At one point during the session, Petty called everyone together in the control room and struck his deal for the recording. “I’ll give you the acetate, and you go peddle it and that will be five hundred dollars,” he said. “Or,” he added, “I’ll go get you on a record label and for that I want the publishing rights. It’s your choice.” Petty also demanded part song-writing credit for himself. He assured them he was claiming co-authorship only because DJs knew him and would play the record if they saw his name on it. Jerry was the first to object to such blatant dishonesty. How could Petty claim authorship of “That’ll Be the Day” when it had already been written—and recorded at Decca—as a Holly-Allison song?

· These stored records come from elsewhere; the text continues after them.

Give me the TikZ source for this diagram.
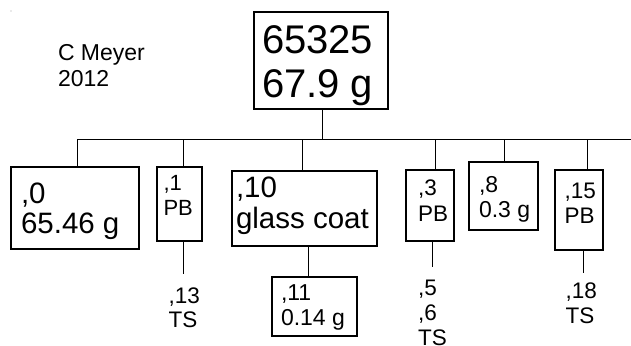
\documentclass[tikz,border=0pt]{standalone}
\usepackage{fontspec}
\setmainfont{Liberation Sans}
% one line of a stacked label
\newcommand\tline[1]{\hbox{#1}}
\begin{document}
\begin{tikzpicture}[x=1pt, y=-1pt,
  box/.style={draw, line width=1.2pt, rectangle, inner sep=0pt, outer sep=0pt, anchor=north west},
  lbl/.style={anchor=base west, inner sep=0pt, outer sep=0pt},
  fs/.style 2 args={font=\fontsize{#1}{#2}\selectfont},
  link/.style={line width=1pt}]
\useasboundingbox (0,0) rectangle (631,345);
\fill[gray!70] (11,11) circle (0.7);

% boxes
\node[box, minimum width=134pt, minimum height=97pt] (top) at (254,12) {};
\node[box, minimum width=128pt, minimum height=82pt] (b0)  at (11,167) {};
\node[box, minimum width=45pt,  minimum height=74pt] (b1)  at (157,167) {};
\node[box, minimum width=145pt, minimum height=75pt] (b10) at (232,171) {};
\node[box, minimum width=85pt,  minimum height=59pt] (b11) at (272,277) {};
\node[box, minimum width=48pt,  minimum height=71pt] (b3)  at (406,170) {};
\node[box, minimum width=69pt,  minimum height=68pt] (b8)  at (469,162) {};
\node[box, minimum width=48pt,  minimum height=80pt] (b15) at (555,170) {};

% texts
\node[lbl, fs={40}{44.5}] (ttop) at (262,53) {\vtop{\tline{65325}\tline{67.9 g}}};
\node[lbl, fs={23}{26}] (author) at (58,60) {\vtop{\tline{C Meyer}\tline{2012}}};
\node[lbl, fs={29.5}{30}] (t0) at (21,203) {\vtop{\tline{,0}\tline{65.46 g}}};
\node[lbl, fs={22}{25}] (t1) at (163.5,190) {\vtop{\tline{,1}\tline{PB}}};
\node[lbl, fs={22.5}{24}] (t13) at (168.5,303) {\vtop{\tline{,13}\tline{TS}}};
\node[lbl, fs={29.5}{31}] (t10) at (236,197) {\vtop{\tline{,10}\tline{glass coat}}};
\node[lbl, fs={23}{25}] (t11) at (281,300) {\vtop{\tline{,11}\tline{0.14 g}}};
\node[lbl, fs={22.5}{26.5}] (t3) at (418,195) {\vtop{\tline{,3}\tline{PB}}};
\node[lbl, fs={22.5}{25}] (t5) at (418,295) {\vtop{\tline{,5}\tline{,6}\tline{TS}}};
\node[lbl, fs={23}{25}] (t8) at (479,192) {\vtop{\tline{,8}\tline{0.3 g}}};
\node[lbl, fs={22.5}{25}] (t15) at (564.5,198) {\vtop{\tline{,15}\tline{PB}}};
\node[lbl, fs={22.5}{25}] (t18) at (565.5,298) {\vtop{\tline{,18}\tline{TS}}};

% bus and drops
\coordinate (hub) at (322,139);
\coordinate (s0) at (77,139);
\coordinate (s1) at (183,139);
\coordinate (s10) at (302,139);
\coordinate (s3) at (435,139);
\coordinate (s8) at (504,139);
\coordinate (s15) at (587,139);
\coordinate (busR) at (631,139);
\draw[link] (top.south -| hub) -- (hub);
\draw[link] (s0) -- (busR);
\foreach \s/\b in {s0/b0, s1/b1, s10/b10, s3/b3, s8/b8, s15/b15}
  \draw[link] (\s) -- (\s |- \b.north);

% lower links
\coordinate (e1) at (183,274);
\coordinate (k10) at (308,0);
\coordinate (e3) at (432,267);
\coordinate (e15) at (583,273);
\draw[link] (e1 |- b1.south) -- (e1);
\draw[link] (k10 |- b10.south) -- (k10 |- b11.north);
\draw[link] (e3 |- b3.south) -- (e3);
\draw[link] (e15 |- b15.south) -- (e15);
\end{tikzpicture}
\end{document}
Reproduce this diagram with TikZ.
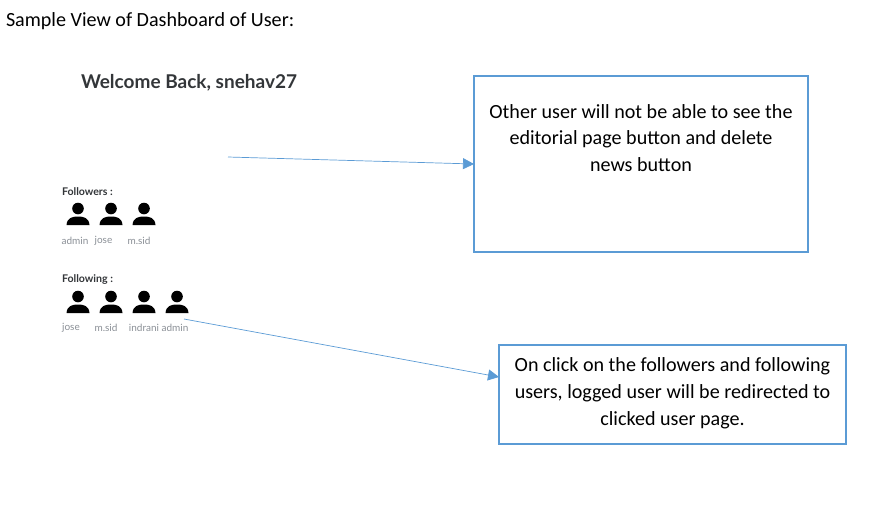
\documentclass[tikz,border=0pt]{standalone}
\usepackage{fontspec}
\setmainfont{Carlito}
\newfontfamily\latofont{Lato}
\usepackage{tikz}
\usetikzlibrary{arrows.meta,positioning}
\definecolor{boxblue}{HTML}{5B9BD5}
\definecolor{namegray}{HTML}{8A8F96}
\definecolor{headgray}{HTML}{333639}

\begin{document}
\begin{tikzpicture}[x=1pt,y=-1pt]
\tikzstyle{every node}=[inner sep=0pt,outer sep=0pt]
\tikzstyle{notebox}=[rectangle,draw=boxblue,line width=1.6pt,fill=white]
\tikzstyle{notetext}=[align=center,font=\fontsize{20.1}{26.8}\selectfont,text=black]
\tikzstyle{username}=[font=\latofont\fontsize{10}{12}\selectfont,text=namegray]
\tikzstyle{listhead}=[font=\latofont\bfseries\fontsize{10.6}{12}\selectfont,text=headgray,anchor=west]
\tikzstyle{pointer}=[draw=boxblue,line width=0.7pt,-{Triangle[length=11pt,width=11pt]}]
\tikzset{person/.pic={
	\fill[black] (0,-5.5) circle (5.8);
	\fill[black] (-11.5,11) .. controls (-11,3.5) and (-5,2.5) .. (0,2.5) .. controls (5,2.5) and (11,3.5) .. (11.5,11) -- cycle;
}}
\useasboundingbox (0,0) rectangle (888,504);

\node[font=\fontsize{20.1}{24}\selectfont,anchor=west] (title) at (6,21) {Sample View of Dashboard of User:};
\node[font=\latofont\bfseries\fontsize{19}{24}\selectfont,text=headgray,anchor=west] (welcome) at (81,82.5) {Welcome Back, snehav27};

\node[listhead] (followers) at (62,192) {Followers :};
\foreach \x in {78,111,144} \pic at (\x,214) {person};
\node[username] (fadmin) at (75,241) {admin};
\node[username] (fjose) at (103.5,241) {jose};
\node[username] (fmsid) at (139,241) {m.sid};

\node[listhead] (following) at (62,279.5) {Following :};
\foreach \x in {78,111,144,177} \pic at (\x,302) {person};
\node[username] (gjose) at (71,327.5) {jose};
\node[username] (gmsid) at (106,327.5) {m.sid};
\node[username] (gindrani) at (144,327.5) {indrani};
\node[username] (gadmin) at (175,327.5) {admin};

\node[notebox,minimum width=334pt,minimum height=176pt] (editbox) at (641,164) {};
\node[notetext] (edittext) at (641,138) {Other user will not be able to see the\\editorial page button and delete\\news button};
\node[notebox,minimum width=347pt,minimum height=99pt] (clickbox) at (672.5,394.5) {};
\node[notetext] (clicktext) at (672.5,393.5) {On click on the followers and following\\users, logged user will be redirected to\\clicked user page.};

\coordinate (editfrom) at (228,157);
\coordinate (clickfrom) at (184,319);
\draw[pointer] (editfrom) -- (editbox.west);
\draw[pointer] (clickfrom) -- (clickbox.west |- 0,377);
\end{tikzpicture}
\end{document}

But Buddy was adamant, irritably pointing out that they were quibbling over money that might never materialize and insisting that at this low point in their careers Petty’s contacts were absolutely vital to the band. Letting impatience override common sense, Buddy agreed to a deal that would eventually cost him a fortune. In the 1950s people were not as quick to consult lawyers as they would become toward the end of the century. As Elvis once put it, “Colonel Parker knows the business and I don’t.” But from Buddy Holly to Billy Joel, who would become entangled in legal controversies with his manager, artists who trust others with their affairs often live to regret it.

On February 25, 1957, sometime after three
A.M.
, Buddy’s weary troupe finished “That’ll Be the Day” and headed for their cars to start the long drive back to Lubbock. With the temperature in the mid-thirties, they stood shivering as Buddy spoke briefly with Jim Robinson, a songwriting friend of Waylon Jennings’s from Littlefield. Robinson remembers introducing Buddy to his wife and remarking on a scraggly Van Dyke goatee Buddy had at the time. Buddy told them he was not going to cut if off until he scored a chart-topping record. Then he got in his car and headed out to the highway. Watching him drive off, Robinson’s wife, Bonnie, shook her head and said, “Well, that poor little darling, poor thing.” Robinson was somewhat more sanguine and told his wife that Buddy was going to be a star someday.